Methane Capture? Try Tofu.

Pigs and cows are the elephants in the room at the UN global warming summit in Poland this week.

As the Times points out today, farm animals generate an astonishing 18 percent of the world's most ill-smelling greenhouse gas emissions, more than cars, trucks and buses combined. That includes the impact of rainforests being cleared in the Amazon, primarily for cattle and cattle feed. The nascent technological solution being debated at the UN's Poznan conference this week is methane-capture projects. When they work right, they're awesome—transforming barnyard waste into fuel, fertilizer, and fungible carbon credits.

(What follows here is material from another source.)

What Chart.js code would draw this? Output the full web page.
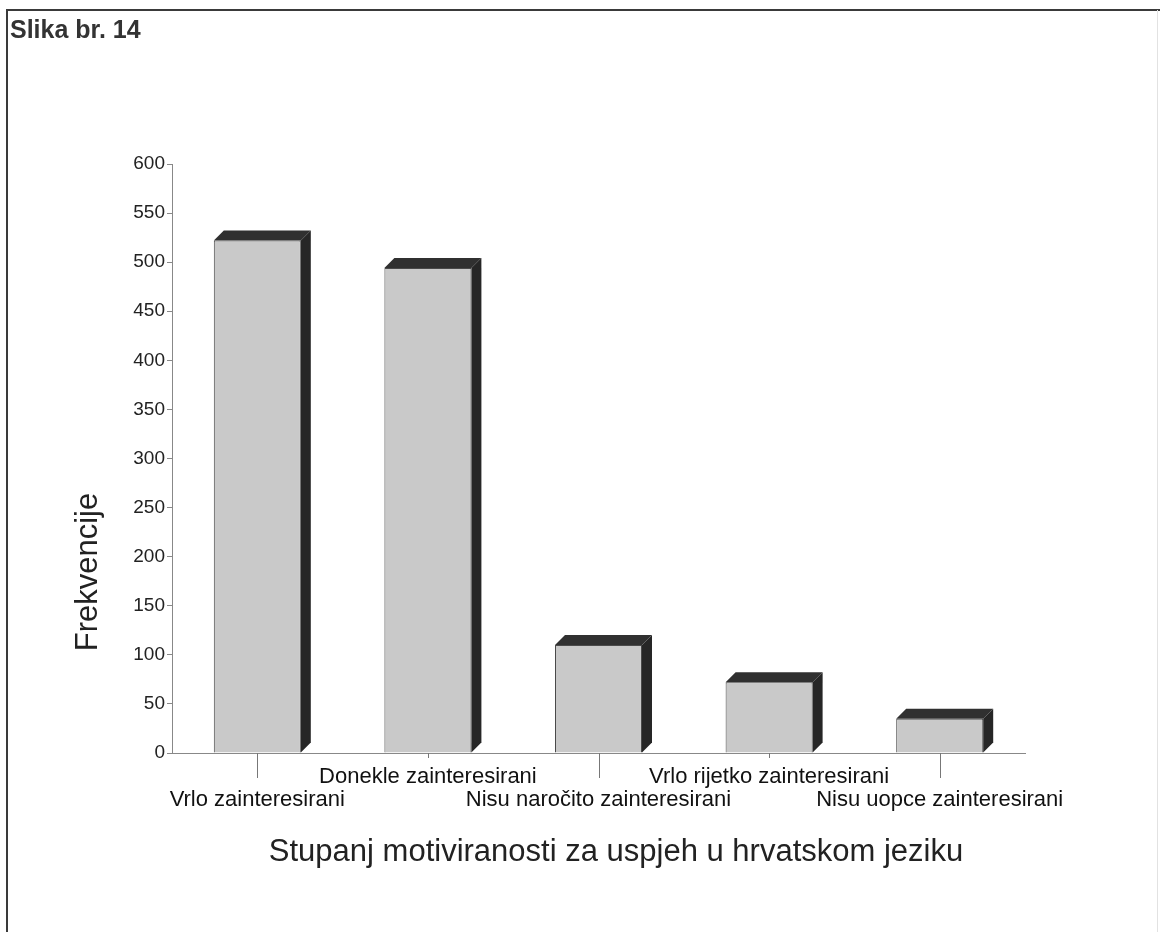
<!DOCTYPE html>
<html>
<head>
<meta charset="utf-8">
<script src="https://cdn.jsdelivr.net/npm/chart.js@4.4.1/dist/chart.umd.min.js"></script>
<style>
  html, body { margin: 0; padding: 0; background: #fff; }
</style>
</head>
<body>
<canvas id="motivChart" width="1160" height="932"></canvas>
<script>
// Data
const categories = [
    'Vrlo zainteresirani',
    'Donekle zainteresirani',
    'Nisu naročito zainteresirani',
    'Vrlo rijetko zainteresirani',
    'Nisu uopce zainteresirani'
];
const frequencies = [522, 494, 110, 72, 35];
const yTickValues = [0, 50, 100, 150, 200, 250, 300, 350, 400, 450, 500, 550, 600];

const captionText = 'Slika br. 14';
const yTitleText = 'Frekvencije';
const xTitleText = 'Stupanj motiviranosti za uspjeh u hrvatskom jeziku';

const FONT = '"Liberation Sans", Arial, Helvetica, sans-serif';

// frame, caption and axis titles
const decorPlugin = {
    id: 'decor',
    beforeDraw(chart) {
        const ctx = chart.ctx;
        ctx.save();
        ctx.fillStyle = '#fff';
        ctx.fillRect(0, 0, chart.width, chart.height);

        ctx.strokeStyle = '#3a3a3a';
        ctx.lineWidth = 2;
        ctx.beginPath();
        ctx.moveTo(7, chart.height);
        ctx.lineTo(7, 10);
        ctx.lineTo(chart.width, 10);
        ctx.stroke();

        ctx.strokeStyle = '#e2e2e2';
        ctx.lineWidth = 1;
        ctx.beginPath();
        ctx.moveTo(1157.5, 10);
        ctx.lineTo(1157.5, chart.height);
        ctx.stroke();

        ctx.fillStyle = '#333';
        ctx.font = 'bold 25px ' + FONT;
        ctx.textAlign = 'left';
        ctx.textBaseline = 'alphabetic';
        ctx.fillText(captionText, 10, 38);
        ctx.restore();
    },
    afterDraw(chart) {
        const ctx = chart.ctx;
        const area = chart.chartArea;
        ctx.save();
        ctx.fillStyle = '#222';
        ctx.font = '31px ' + FONT;
        ctx.textAlign = 'center';
        ctx.textBaseline = 'middle';
        ctx.fillText(xTitleText, 616, 852);

        ctx.translate(88, 572);
        ctx.rotate(-Math.PI / 2);
        ctx.fillText(yTitleText, 0, 0);
        ctx.restore();

        // category tick marks, long ones under the lower label row
        const xs = chart.scales.x;
        ctx.save();
        ctx.strokeStyle = '#777';
        ctx.lineWidth = 1;
        categories.forEach((c, i) => {
            const px = Math.round(xs.getPixelForTick(i)) + 0.5;
            ctx.beginPath();
            ctx.moveTo(px, area.bottom);
            ctx.lineTo(px, area.bottom + (i % 2 === 0 ? 25 : 5));
            ctx.stroke();
        });
        ctx.restore();
    }
};

// dark top and side faces for the 3D look
const bar3dPlugin = {
    id: 'bar3d',
    afterDatasetsDraw(chart) {
        const ctx = chart.ctx;
        const d = 10;
        chart.getDatasetMeta(0).data.forEach(bar => {
            const p = bar.getProps(['x', 'y', 'base', 'width'], true);
            const l = p.x - p.width / 2;
            const r = p.x + p.width / 2;
            ctx.save();
            ctx.fillStyle = '#262626';
            ctx.beginPath();
            ctx.moveTo(r, p.base);
            ctx.lineTo(r, p.y);
            ctx.lineTo(r + d, p.y - d);
            ctx.lineTo(r + d, p.base - d);
            ctx.closePath();
            ctx.fill();
            ctx.fillStyle = '#303030';
            ctx.beginPath();
            ctx.moveTo(l, p.y);
            ctx.lineTo(l + d, p.y - d);
            ctx.lineTo(r + d, p.y - d);
            ctx.lineTo(r, p.y);
            ctx.closePath();
            ctx.fill();
            ctx.restore();
        });
    }
};

const ctx = document.getElementById('motivChart').getContext('2d');
const motivChart = new Chart(ctx, {
    type: 'bar',
    data: {
        labels: categories,
        datasets: [{
            data: frequencies,
            backgroundColor: '#c9c9c9',
            borderColor: '#4a4a4a',
            borderWidth: 1,
            categoryPercentage: 1,
            barPercentage: 0.51
        }]
    },
    options: {
        responsive: false,
        animation: false,
        layout: {
            padding: { left: 0, right: 135, top: 164, bottom: 0 }
        },
        plugins: {
            legend: { display: false },
            tooltip: { enabled: false }
        },
        scales: {
            x: {
                afterFit(scale) { scale.height = 179; },
                grid: { drawOnChartArea: false, drawTicks: false },
                border: { color: '#888' },
                ticks: {
                    autoSkip: false,
                    maxRotation: 0,
                    padding: 12,
                    color: '#111',
                    font: { family: FONT, size: 22, lineHeight: 1.05 },
                    callback: function (value, i) {
                        var label = categories[i];
                        return i % 2 === 0 ? ['', label] : label;
                    }
                }
            },
            y: {
                min: 0,
                max: 600,
                afterFit(scale) { scale.width = 172; },
                afterBuildTicks(scale) {
                    scale.ticks = yTickValues.map(v => ({ value: v }));
                },
                grid: { drawOnChartArea: false, tickLength: 5, color: '#888' },
                border: { color: '#888' },
                ticks: {
                    padding: 2,
                    color: '#222',
                    font: { family: FONT, size: 19 }
                }
            }
        }
    },
    plugins: [decorPlugin, bar3dPlugin]
});
</script>
</body>
</html>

Yet the size of this solution right now is nowhere near adequate to the size of the problem. According to the US EPA's AgStar program, which promotes methane capture projects, there are currently 111 such systems around the US. That's out of .... 70,000 dairy and swine farms. Smithfield Foods alone, the nation's largest hog farm operator, in 2005 slaughtered 27 million animals. Each one produces three times as much excrement as a human being, approximately none of which is treated or filtered in any way before being released into the land and water. The fumes alone can literally kill people.

Methane capture remains a pie-in-the-sky solution for a pies-on-the-ground problem. The true answer for those concerned about the future of the planet is simple: eat less meat. The appetite for meat has increased with affluence, up 200 percent in developing countries since the 60s, and of course Americans eat more meat than any civilization in history except maybe the Mongols or the Masai. Dr. Rajenda Pachauri, the Nobel Laureate and head of the UN's Intergovernmental Panel on Climate Change, mentioned when I heard him speak at Yale last spring that he has started to recommend a vegetarian or near-vegetarian diet outright to anyone who is concerned about the future of the planet. For every pound of beef replaced with a pound of carrots you'll save 19 pounds of CO2, and fight an industrial-food system that "In Defense of Food" author Michael Pollan deems "broken."

It's been 17 years since I chowed my last burger, and I've learned the hard way that suggesting a meatless diet is still a grave social taboo in the country that invented McDonald's. However, maybe eco-preaching can be avoided in favor of a clever marketing campaign to connect filet mignon in the collective consciousness with "flatus."